Menurutnya, pemerintah perlu meninjau ulang kenaikan iuran BPJS Kesehatan dengan memperhatikan aspek kemamapuan daya beli masyarakat. “Pemerintah harus meningkatkan pelayanan dulu baru meningkatkan iuran yang besar.”
Sementara itu, Kepala Humas BPJS Kesehatan M. Iqbal Anas Ma’ruf mengatakan ini besaran biaya iuran saat ini belum sesuai perhitungan.

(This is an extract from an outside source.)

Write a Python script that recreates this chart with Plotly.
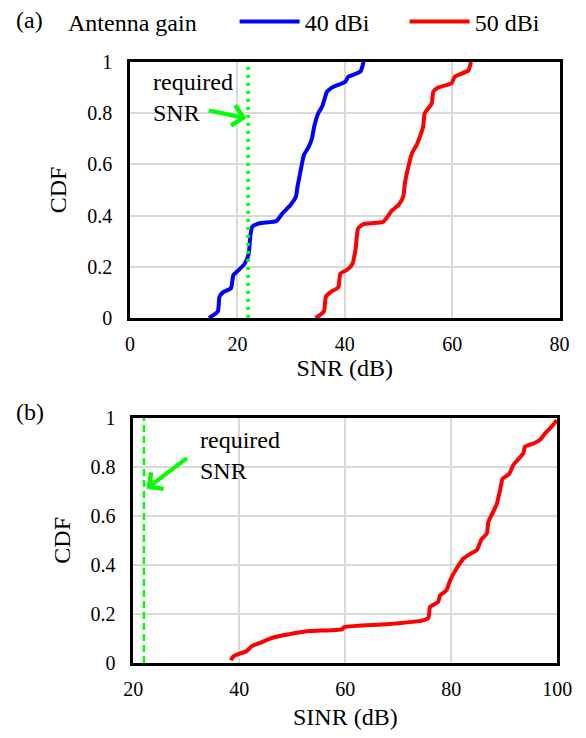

“Keputusan untuk menyesuaikan tentu kewenangan pemerintah, karena memang besaran iuran selama ini belum sesuai perhitungan aktuaria. Kalau gak disesuaikan, biaya untuk bayar darimana ? Karena selama ini iuran yang ada belum mencukupi,” kata Iqbal kepada Bisnis, Kamis (29/8/2019).
Baca Juga
Dalam hal ini, Iqbal mengatakan semua segmen peserta BPJS Kesehatan sebetulnya sudah cukup patuh untuk membayar iuran. Hanya saja, untuk segmen PBPU atau Mandiri, masih jauh dibawah target Kementerian Keuangan.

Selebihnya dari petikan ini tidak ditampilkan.